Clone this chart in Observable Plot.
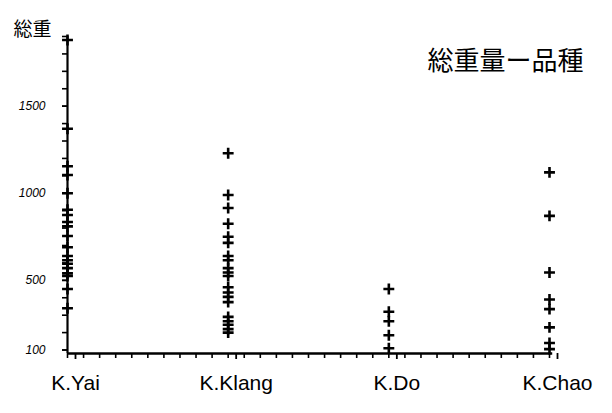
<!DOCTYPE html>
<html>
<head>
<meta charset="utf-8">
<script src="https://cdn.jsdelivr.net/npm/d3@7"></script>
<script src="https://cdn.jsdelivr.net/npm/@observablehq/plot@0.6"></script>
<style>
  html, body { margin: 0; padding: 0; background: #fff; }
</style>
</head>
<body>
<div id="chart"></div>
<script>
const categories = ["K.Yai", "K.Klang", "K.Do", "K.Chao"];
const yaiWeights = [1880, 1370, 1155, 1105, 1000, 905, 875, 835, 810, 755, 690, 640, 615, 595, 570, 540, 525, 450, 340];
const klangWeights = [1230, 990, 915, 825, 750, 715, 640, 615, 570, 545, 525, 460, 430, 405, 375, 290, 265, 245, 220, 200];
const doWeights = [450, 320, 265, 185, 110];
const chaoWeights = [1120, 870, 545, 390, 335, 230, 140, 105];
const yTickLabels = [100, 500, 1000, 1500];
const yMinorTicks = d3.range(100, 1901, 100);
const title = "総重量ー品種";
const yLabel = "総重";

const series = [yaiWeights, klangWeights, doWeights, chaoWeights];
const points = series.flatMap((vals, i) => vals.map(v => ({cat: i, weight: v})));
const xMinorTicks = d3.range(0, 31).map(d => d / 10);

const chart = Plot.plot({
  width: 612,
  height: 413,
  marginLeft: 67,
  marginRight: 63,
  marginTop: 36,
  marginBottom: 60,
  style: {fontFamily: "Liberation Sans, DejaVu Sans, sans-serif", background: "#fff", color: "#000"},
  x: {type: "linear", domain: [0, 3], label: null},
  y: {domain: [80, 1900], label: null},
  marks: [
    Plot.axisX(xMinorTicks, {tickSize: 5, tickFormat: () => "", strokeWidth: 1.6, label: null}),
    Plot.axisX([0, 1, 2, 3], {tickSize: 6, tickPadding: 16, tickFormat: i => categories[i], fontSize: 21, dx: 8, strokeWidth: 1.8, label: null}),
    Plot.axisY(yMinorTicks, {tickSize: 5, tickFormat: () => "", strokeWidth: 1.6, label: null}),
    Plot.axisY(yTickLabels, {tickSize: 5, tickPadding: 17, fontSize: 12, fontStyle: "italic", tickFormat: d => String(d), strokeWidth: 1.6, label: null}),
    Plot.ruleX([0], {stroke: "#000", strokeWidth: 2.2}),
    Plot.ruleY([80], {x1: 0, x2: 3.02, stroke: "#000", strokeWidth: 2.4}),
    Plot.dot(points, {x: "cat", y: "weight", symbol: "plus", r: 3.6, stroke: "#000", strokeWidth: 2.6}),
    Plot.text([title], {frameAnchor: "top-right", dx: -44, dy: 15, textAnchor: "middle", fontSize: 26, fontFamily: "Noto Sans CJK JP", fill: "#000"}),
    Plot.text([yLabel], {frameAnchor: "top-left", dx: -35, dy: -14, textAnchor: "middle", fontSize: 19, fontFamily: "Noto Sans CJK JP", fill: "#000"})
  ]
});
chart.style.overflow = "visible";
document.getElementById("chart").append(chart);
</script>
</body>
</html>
◇ ◇ ◇ ◇ ◇ ◇ ◇
**AIM:**
Repeat the material above verbatim. Leave the pictures behind.

**FINISHED ANSWER:**
Clone this chart in Observable Plot.
<!DOCTYPE html>
<html>
<head>
<meta charset="utf-8">
<script src="https://cdn.jsdelivr.net/npm/d3@7"></script>
<script src="https://cdn.jsdelivr.net/npm/@observablehq/plot@0.6"></script>
<style>
  html, body { margin: 0; padding: 0; background: #fff; }
</style>
</head>
<body>
<div id="chart"></div>
<script>
const categories = ["K.Yai", "K.Klang", "K.Do", "K.Chao"];
const yaiWeights = [1880, 1370, 1155, 1105, 1000, 905, 875, 835, 810, 755, 690, 640, 615, 595, 570, 540, 525, 450, 340];
const klangWeights = [1230, 990, 915, 825, 750, 715, 640, 615, 570, 545, 525, 460, 430, 405, 375, 290, 265, 245, 220, 200];
const doWeights = [450, 320, 265, 185, 110];
const chaoWeights = [1120, 870, 545, 390, 335, 230, 140, 105];
const yTickLabels = [100, 500, 1000, 1500];
const yMinorTicks = d3.range(100, 1901, 100);
const title = "総重量ー品種";
const yLabel = "総重";

const series = [yaiWeights, klangWeights, doWeights, chaoWeights];
const points = series.flatMap((vals, i) => vals.map(v => ({cat: i, weight: v})));
const xMinorTicks = d3.range(0, 31).map(d => d / 10);

const chart = Plot.plot({
  width: 612,
  height: 413,
  marginLeft: 67,
  marginRight: 63,
  marginTop: 36,
  marginBottom: 60,
  style: {fontFamily: "Liberation Sans, DejaVu Sans, sans-serif", background: "#fff", color: "#000"},
  x: {type: "linear", domain: [0, 3], label: null},
  y: {domain: [80, 1900], label: null},
  marks: [
    Plot.axisX(xMinorTicks, {tickSize: 5, tickFormat: () => "", strokeWidth: 1.6, label: null}),
    Plot.axisX([0, 1, 2, 3], {tickSize: 6, tickPadding: 16, tickFormat: i => categories[i], fontSize: 21, dx: 8, strokeWidth: 1.8, label: null}),
    Plot.axisY(yMinorTicks, {tickSize: 5, tickFormat: () => "", strokeWidth: 1.6, label: null}),
    Plot.axisY(yTickLabels, {tickSize: 5, tickPadding: 17, fontSize: 12, fontStyle: "italic", tickFormat: d => String(d), strokeWidth: 1.6, label: null}),
    Plot.ruleX([0], {stroke: "#000", strokeWidth: 2.2}),
    Plot.ruleY([80], {x1: 0, x2: 3.02, stroke: "#000", strokeWidth: 2.4}),
    Plot.dot(points, {x: "cat", y: "weight", symbol: "plus", r: 3.6, stroke: "#000", strokeWidth: 2.6}),
    Plot.text([title], {frameAnchor: "top-right", dx: -44, dy: 15, textAnchor: "middle", fontSize: 26, fontFamily: "Noto Sans CJK JP", fill: "#000"}),
    Plot.text([yLabel], {frameAnchor: "top-left", dx: -35, dy: -14, textAnchor: "middle", fontSize: 19, fontFamily: "Noto Sans CJK JP", fill: "#000"})
  ]
});
chart.style.overflow = "visible";
document.getElementById("chart").append(chart);
</script>
</body>
</html>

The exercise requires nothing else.